ET – Mesmo falando desse desencontro, ao deixar o grupo, rompendo aquele início afinidade, você agiu naturalmente?
Júlio – Sim, foi um desligamento natural, porém doloroso, porque criei muitos amigos. Mas quando vim para cá veio o desapego, porque eu sentia falta de ar, era como se eu estivesse vivendo numa prisão. Eu, literalmente, me senti preso, porque toda a minha sensibilidade não era mais usada para criação...”.
ET – Pisando novamente este nosso chão, voltando às águas do Borá, como se sente?
Júlio - Ao chegar me senti apagado, é..., me senti apagado.

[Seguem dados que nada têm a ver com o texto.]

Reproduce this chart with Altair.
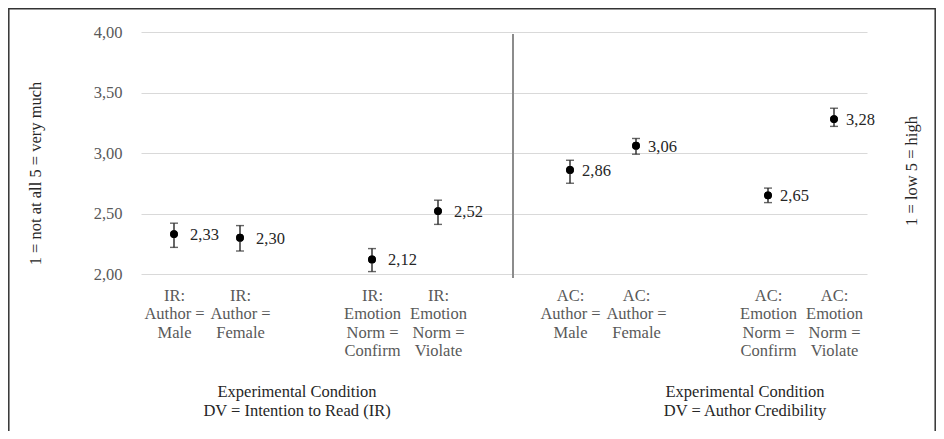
import json
import altair as alt
import pandas as pd

# ---- data ----
positions = [0, 1, 3, 4, 6, 7, 9, 10]
groups = ["IR", "IR", "IR", "IR", "AC", "AC", "AC", "AC"]
category_lines = [
    ["IR:", "Author =", "Male"],
    ["IR:", "Author =", "Female"],
    ["IR:", "Emotion", "Norm =", "Confirm"],
    ["IR:", "Emotion", "Norm =", "Violate"],
    ["AC:", "Author =", "Male"],
    ["AC:", "Author =", "Female"],
    ["AC:", "Emotion", "Norm =", "Confirm"],
    ["AC:", "Emotion", "Norm =", "Violate"],
]
means = [2.33, 2.30, 2.12, 2.52, 2.86, 3.06, 2.65, 3.28]
lower = [2.22, 2.19, 2.02, 2.41, 2.75, 2.99, 2.59, 3.22]
upper = [2.42, 2.40, 2.21, 2.61, 2.94, 3.12, 2.71, 3.37]
mean_labels = ["2,33", "2,30", "2,12", "2,52", "2,86", "3,06", "2,65", "3,28"]
y_ticks = [2.0, 2.5, 3.0, 3.5, 4.0]
left_title = "1 = not at all 5 = very much"
right_title = "1 = low 5 = high"
bottom_titles = [
    ["Experimental Condition", "DV = Intention to Read (IR)"],
    ["Experimental Condition", "DV = Author Credibility"],
]

df = pd.DataFrame({
    "pos": positions,
    "group": groups,
    "mean": means,
    "lower": lower,
    "upper": upper,
    "label": mean_labels,
})

FONT = "Liberation Serif"
FS = 16.5
GRAY = "#595959"
DARK = "#262626"

label_expr = " : ".join(
    f"datum.value == {p} ? {json.dumps(lines)}" for p, lines in zip(positions, category_lines)
) + " : ''"

x_scale = alt.Scale(domain=[-0.5, 10.5], nice=False, zero=False)
y_scale = alt.Scale(domain=[2, 4], nice=False, zero=False)

x_enc = alt.X(
    "pos:Q",
    scale=x_scale,
    axis=alt.Axis(
        values=positions,
        labelExpr=label_expr,
        grid=False,
        domain=False,
        ticks=False,
        labelPadding=13,
        labelFont=FONT,
        labelFontSize=FS,
        labelColor=GRAY,
        labelLineHeight=18.5,
        labelAngle=0,
        labelAlign="center",
        labelOverlap=False,
        title=None,
    ),
)

y_enc = alt.Y(
    "mean:Q",
    scale=y_scale,
    axis=alt.Axis(
        values=y_ticks,
        labelExpr="replace(format(datum.value, '.2f'), '.', ',')",
        grid=True,
        gridColor="#d9d9d9",
        gridWidth=1,
        domain=False,
        ticks=False,
        labelPadding=19,
        labelFont=FONT,
        labelFontSize=FS,
        labelColor=GRAY,
        title=left_title,
        titleFont=FONT,
        titleFontSize=FS,
        titleFontWeight="normal",
        titleColor=DARK,
        titleAngle=270,
        titleX=-106,
        titleY=141,
        titleAlign="center",
        titleBaseline="middle",
    ),
)

base = alt.Chart(df)

stems = base.mark_rule(color="#262626", strokeWidth=1.4).encode(
    x=alt.X("pos:Q", scale=x_scale), y=alt.Y("lower:Q", scale=y_scale), y2="upper:Q"
)
caps_lo = base.mark_tick(orient="horizontal", size=8, thickness=1.4, color="#262626").encode(
    x=alt.X("pos:Q", scale=x_scale), y=alt.Y("lower:Q", scale=y_scale)
)
caps_hi = base.mark_tick(orient="horizontal", size=8, thickness=1.4, color="#262626").encode(
    x=alt.X("pos:Q", scale=x_scale), y=alt.Y("upper:Q", scale=y_scale)
)
points = base.mark_circle(size=60, color="#000000", opacity=1).encode(x=x_enc, y=y_enc)

labels_ir = base.transform_filter(alt.datum.group == "IR").mark_text(
    align="left", baseline="middle", dx=16, dy=1, font=FONT, fontSize=FS, color=DARK
).encode(x=alt.X("pos:Q", scale=x_scale), y=alt.Y("mean:Q", scale=y_scale), text="label:N")
labels_ac = base.transform_filter(alt.datum.group == "AC").mark_text(
    align="left", baseline="middle", dx=12, dy=1, font=FONT, fontSize=FS, color=DARK
).encode(x=alt.X("pos:Q", scale=x_scale), y=alt.Y("mean:Q", scale=y_scale), text="label:N")

one = alt.Data(values=[{}])

divider = alt.Chart(one).mark_rule(color="#8c8c8c", strokeWidth=2).encode(
    x=alt.value(372), y=alt.value(2), y2=alt.value(246)
)

right_t = alt.Chart(one).mark_text(
    angle=270, align="center", baseline="middle", font=FONT, fontSize=FS, color=DARK
).encode(x=alt.value(771), y=alt.value(139), text=alt.value(right_title))

bt1 = alt.Chart(one).mark_text(
    align="center", baseline="alphabetic", font=FONT, fontSize=FS, color=DARK, lineHeight=19
).encode(x=alt.value(156), y=alt.value(365), text=alt.value(bottom_titles[0]))
bt2 = alt.Chart(one).mark_text(
    align="center", baseline="alphabetic", font=FONT, fontSize=FS, color=DARK, lineHeight=19
).encode(x=alt.value(604), y=alt.value(365), text=alt.value(bottom_titles[1]))

border = alt.Chart(one).mark_rect(fill=None, stroke="#333333", strokeWidth=1.5, fillOpacity=0).encode(
    x=alt.value(-132.2), y=alt.value(-23.2), x2=alt.value(726 + 68.2), y2=alt.value(500)
)

chart = alt.layer(
    points, stems, caps_lo, caps_hi, points, labels_ir, labels_ac, divider, right_t, bt1, bt2, border
).properties(
    width=726,
    height=242,
    autosize=alt.AutoSizeParams(type="none"),
    padding={"left": 133, "top": 24, "right": 69, "bottom": 157},
    background="white",
).configure_view(stroke=None)

chart.save("out.html", embed_options={"renderer": "svg", "actions": False})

Não sei se é o inverno... mas olhei para um lado, vi árvores, olhei pra outro vi flores, vi pessoas... Olhei, vi uma torre e vi que o progresso não é isso, o progresso é outra coisa. Achei Sacramento feia, triste e fui sincero ao dizer isso. Mas agora que o saco está vazio vou enchê-lo com muito cuidado. Até então a sociedade dizia o que pôr no saco, mas agora sou eu quem vou decidir o que colocar.